My input values are 1, 2, 3, 4, ... and my output values are 1*1, 2*2, 3*3, 4*4, ... My code looks like this:
$reg = new LeastSquares();
$samples = array();
$targets = array();
for ($i = 1; $i < 100; $i++)
{
$samples[] = [$i];
$targets[] = $i*$i;
}
$reg->train($samples, $targets);
echo $reg->predict([5])."\n";
echo $reg->predict([10])."\n";
I expect it to output roughly 25 and 100. But I get:
-1183.3333333333
-683.33333333333
I also tried to use SVR instead of LeastSquares but the values are strange too:
2498.23
2498.23
I am new to ML. What am I doing wrong?
As others have pointed out in the comments LeastSquares
is for fitting a linear model to your data (training examples).
Your data set (target = samples^2) is inherently non-linear. If you try to picture what happens when you fit the best possible (in a least square of residuals sense) line to a quadratic curve you get a negative y-intercept (a sketch of this below):
You've trained your linear model on data up to x=99, y=9801, which will mean you have a very large y-intercept. So down at x=5 or x=10 you end up with a large negative value as you've found.
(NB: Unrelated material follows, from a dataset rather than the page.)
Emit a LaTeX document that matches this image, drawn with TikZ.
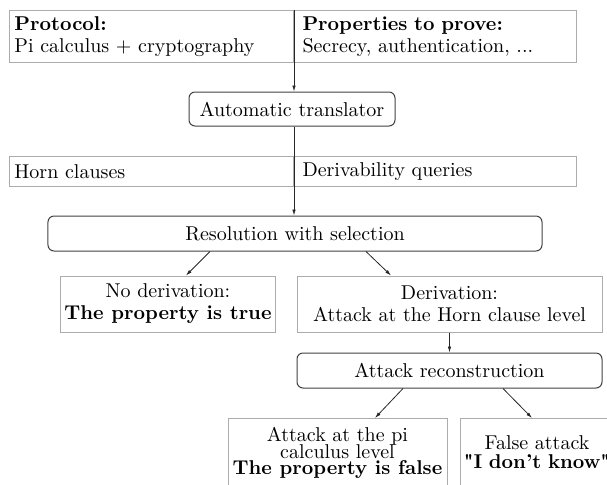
\documentclass[tikz,border=0pt]{standalone}
\usetikzlibrary{positioning, calc, arrows.meta}

\begin{document}
\begin{tikzpicture}[x=0.5pt, y=-0.5pt]
	\tikzstyle{cell}=[draw=gray!65, line width=0.5pt, anchor=north west, align=left, inner xsep=2.5pt, inner ysep=2pt, font=\fontsize{10}{11}\selectfont];
	\tikzstyle{result}=[draw=gray!65, line width=0.5pt, align=center, inner xsep=2pt, inner ysep=2pt, font=\fontsize{10}{11}\selectfont];
	\tikzstyle{phase}=[draw=black!75, rounded corners=3pt, line width=0.5pt, inner sep=0pt];
	\tikzstyle{flow}=[-{Latex[length=3pt, width=1.8pt]}, line width=0.4pt, black!85];

   \useasboundingbox (0, 0) rectangle (607, 484);

   % input and output of the translator
   \node[cell, text width=137pt, minimum height=26pt] (proto) at (9, 10) {\textbf{Protocol:}\\Pi calculus + cryptography};
   \node[cell, inner xsep=4.5pt, text width=132.5pt, minimum height=26pt] (props) at (293, 10) {\textbf{Properties to prove:}\\Secrecy, authentication, ...};
   \node[phase, minimum width=103pt, minimum height=17pt] (trans) at (292, 109) {Automatic translator};
   \node[cell, text width=137pt, minimum height=15pt] (horn) at (9, 156) {Horn clauses};
   \node[cell, inner xsep=4.5pt, text width=132.5pt, minimum height=15pt] (query) at (293, 156) {Derivability queries};

   % resolution and its outcomes
   \node[phase, minimum width=247pt, minimum height=17.5pt] (res) at (295, 233.5) {Resolution with selection};
   \node[result, minimum width=107pt, minimum height=28pt] (noder) at (168, 304) {No derivation:\\\textbf{The property is true}};
   \node[result, minimum width=152.5pt, minimum height=28pt] (der) at (449.5, 304) {Derivation:\\Attack at the Horn clause level};
   \node[phase, minimum width=152.5pt, minimum height=17.5pt] (recon) at (449.5, 370.5) {Attack reconstruction};
   \node[result, anchor=north, minimum width=109.5pt, minimum height=34pt] (piatt) at (337.5, 418) {Attack at the pi\\[-2.5pt]calculus level\\[-3pt]\textbf{The property is false}};
   \node[result, anchor=north, inner xsep=1pt, text width=75pt, minimum height=34pt] (fake) at (537, 418) {False attack\\[-1.5pt]\textbf{\textquotedbl I don't know\textquotedbl}};

   \draw (proto.north east) edge[flow] (proto.north east |- trans.north);
   \draw (horn.north east |- trans.south) edge[flow] (horn.north east |- res.north);
   \draw ($(res.south)+(-85, 0)$) edge[flow] ($(noder.north)+(18, 0)$);
   \draw ($(res.south)+(71, 0)$) edge[flow] ($(der.north)+(-58.5, 0)$);
   \draw (der.south) edge[flow] (recon.north);
   \draw ($(recon.south)+(-46.5, 0)$) edge[flow] ($(piatt.north)+(37.5, 0)$);
   \draw ($(recon.south)+(53.5, 0)$) edge[flow] ($(fake.north)+(-5, 0)$);

\end{tikzpicture}
\end{document}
If you use support vector regression with a degree-2 polynomial it will do a good job of capturing the pattern of your data:
<?php
require_once __DIR__ . '/vendor/autoload.php';
use Phpml\Regression\SVR;
use Phpml\SupportVectorMachine\Kernel;
$samples = array();
$targets = array();
for ($i = 1; $i <= 100; $i++)
{
$samples[] = [$i];
$targets[] = $i*$i;
}
$reg = new SVR(Kernel::POLYNOMIAL, $degree = 2);
$reg->train($samples, $targets);
echo $reg->predict([5])."\n";
echo $reg->predict([10])."\n";
?>
Returns:
25.0995
100.098
From your response in the comments its clear that you're looking to apply a neural network so that you don't have to worry about what degree of model to fit to your data. A neural network with a single hidden layer can fit any continuous function arbitrarily well with enough hidden nodes, and enough training data.
Unfortunately php-ml doesn't seem to have a MLP (multilayer perceptron - another term for a neural network) for regression available out-of-the-box. I'm sure you could build one from appropriate layers but if your goal is to get up and running with training regression models quickly it might not be the best approach.